=== What is required ===
Write out the opening lines of the data word for word, up to and including the line with "plt.rcParams['font.family'] = ['Liberation", and leave every picture and every later line out.

=== Material provided ===

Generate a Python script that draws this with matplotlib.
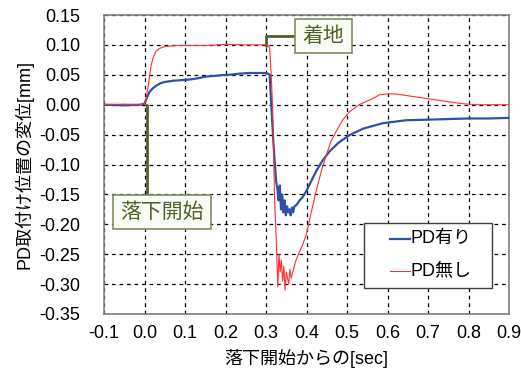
import matplotlib
matplotlib.use("Agg")
import matplotlib.pyplot as plt
from matplotlib.patches import Rectangle
from matplotlib.lines import Line2D

plt.rcParams['font.family'] = ['Liberation Sans', 'Noto Sans CJK JP', 'DejaVu Sans']

# __ PD有り (blue) __
blue_t = [-0.1, -0.05, -0.01, 0.0, 0.005, 0.012, 0.02, 0.029, 0.04, 0.05, 0.07, 0.09, 0.11, 0.13,
          0.152, 0.17, 0.193, 0.21, 0.235, 0.26, 0.28, 0.296, 0.305, 0.309, 0.313, 0.318, 0.322,
          0.325, 0.328, 0.331, 0.334, 0.337, 0.340, 0.343, 0.346, 0.349, 0.352, 0.355, 0.358,
          0.361, 0.364, 0.367, 0.370, 0.375, 0.383, 0.39, 0.40, 0.41, 0.424, 0.44, 0.457, 0.48,
          0.506, 0.54, 0.588, 0.646, 0.70, 0.75, 0.80, 0.85, 0.9]
blue_y = [0.0, -0.001, 0.0, 0.002, 0.01, 0.021, 0.027, 0.032, 0.036, 0.038, 0.040, 0.041, 0.042,
          0.044, 0.047, 0.048, 0.0495, 0.050, 0.052, 0.053, 0.053, 0.053, 0.052, 0.05, 0.0, -0.06,
          -0.10, -0.128, -0.14, -0.16, -0.135, -0.175, -0.15, -0.18, -0.16, -0.185, -0.17, -0.18,
          -0.175, -0.185, -0.172, -0.18, -0.17, -0.168, -0.16, -0.155, -0.144, -0.13, -0.111,
          -0.093, -0.078, -0.063, -0.051, -0.040, -0.031, -0.026, -0.025, -0.024, -0.023, -0.023,
          -0.022]

# __ PD無し (red) __
red_t = [-0.1, -0.05, -0.01, 0.0, 0.004, 0.01, 0.016, 0.022, 0.029, 0.04, 0.05, 0.062, 0.08, 0.1,
         0.15, 0.18, 0.2, 0.25, 0.28, 0.3, 0.305, 0.309, 0.313, 0.317, 0.321, 0.325, 0.329, 0.332,
         0.335, 0.338, 0.341, 0.344, 0.347, 0.350, 0.353, 0.356, 0.359, 0.362, 0.366, 0.37, 0.374,
         0.38, 0.39, 0.40, 0.41, 0.424, 0.437, 0.449, 0.46, 0.473, 0.49, 0.506, 0.53, 0.563, 0.58,
         0.60, 0.62, 0.65, 0.70, 0.75, 0.786, 0.82, 0.86, 0.9]
red_y = [0, 0.001, 0, 0.002, 0.01, 0.035, 0.065, 0.08, 0.09, 0.095, 0.097, 0.098, 0.099, 0.099,
         0.099, 0.1, 0.101, 0.1, 0.1, 0.1, 0.099, 0.095, 0.05, -0.018, -0.155, -0.22, -0.304, -0.25,
         -0.28, -0.26, -0.295, -0.27, -0.31, -0.28, -0.29, -0.30, -0.275, -0.29, -0.28, -0.27, -0.26,
         -0.25, -0.235, -0.216, -0.185, -0.144, -0.11, -0.084, -0.062, -0.045, -0.025, -0.012, 0.0,
         0.01, 0.0165, 0.018, 0.018, 0.015, 0.01, 0.005, 0.0016, 0.0, 0.0, 0.0]

x_ticks = [-0.1, 0.0, 0.1, 0.2, 0.3, 0.4, 0.5, 0.6, 0.7, 0.8, 0.9]
y_ticks = [0.15, 0.10, 0.05, 0.00, -0.05, -0.10, -0.15, -0.20, -0.25, -0.30, -0.35]

olive = '#4f6228'
W, H = 521, 374

fig = plt.figure(figsize=(5.21, 3.74), dpi=100)
ax = fig.add_axes([104 / W, 1 - 314 / H, 405 / W, 299 / H])

blue_line, = ax.plot(blue_t, blue_y, color='#2f4fa8', lw=1.6, zorder=3)
red_line, = ax.plot(red_t, red_y, color='#ff3030', lw=0.8, zorder=4)

ax.set_xlim(-0.1, 0.9)
ax.set_ylim(-0.35, 0.15)
ax.set_xticks(x_ticks)
ax.set_yticks(y_ticks)
ax.set_xticklabels([f"{v:.1f}" for v in x_ticks], fontsize=13)
ax.set_yticklabels([f"{v:.2f}" for v in y_ticks], fontsize=13)
ax.tick_params(length=0, pad=17, axis='y')
ax.tick_params(length=0, pad=8, axis='x')
ax.grid(True, color='black', ls=(0, (3, 3)), lw=0.9)
for s in ax.spines.values():
    s.set_color('#808080')
    s.set_linewidth(1.2)

ax.set_xlabel('落下開始からの[sec]', fontsize=13, labelpad=5)
ax.set_ylabel('PD取付け位置の変位[mm]', fontsize=13, labelpad=4)

# __ callouts __
box = dict(boxstyle='square,pad=0.35', fc='#fbfbf5', ec='#7f8f60', lw=1.2)
ax.annotate('着地', xy=(0.3, 0.098), xytext=(0.442, 0.115), fontsize=15, color=olive,
            ha='center', va='center', bbox=box,
            arrowprops=dict(arrowstyle='-', color=olive, lw=2,
                            connectionstyle='angle,angleA=0,angleB=90,rad=0', shrinkA=0, shrinkB=0))
ax.annotate('落下開始', xy=(0.003, 0.0), xytext=(0.043, -0.18), fontsize=15, color=olive,
            ha='center', va='center', bbox=box,
            arrowprops=dict(arrowstyle='-', color=olive, lw=2,
                            connectionstyle='angle,angleA=90,angleB=0,rad=0', shrinkA=0, shrinkB=0,
                            relpos=(0.32, 1.0)))

# __ legend drawn by hand (wide frame like the original) __
fig.patches.append(Rectangle((364 / W, 1 - 288 / H), 128 / W, 65 / H, transform=fig.transFigure,
                             fc='white', ec='#404040', lw=1.0, zorder=5))
for line, label, ypx in [(blue_line, 'PD有り', 239), (red_line, 'PD無し', 271)]:
    fig.lines.append(Line2D([390 / W, 410 / W], [1 - ypx / H] * 2, transform=fig.transFigure,
                            color=line.get_color(), lw=line.get_linewidth(), zorder=6))
    fig.text(411 / W, 1 - ypx / H, label, fontsize=13, va='center', ha='left', zorder=6)

fig.savefig('out.png', dpi=100)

=== Written response ===
Generate a Python script that draws this with matplotlib.
import matplotlib
matplotlib.use("Agg")
import matplotlib.pyplot as plt
from matplotlib.patches import Rectangle
from matplotlib.lines import Line2D

plt.rcParams['font.family'] = ['Liberation Sans', 'Noto Sans CJK JP', 'DejaVu Sans']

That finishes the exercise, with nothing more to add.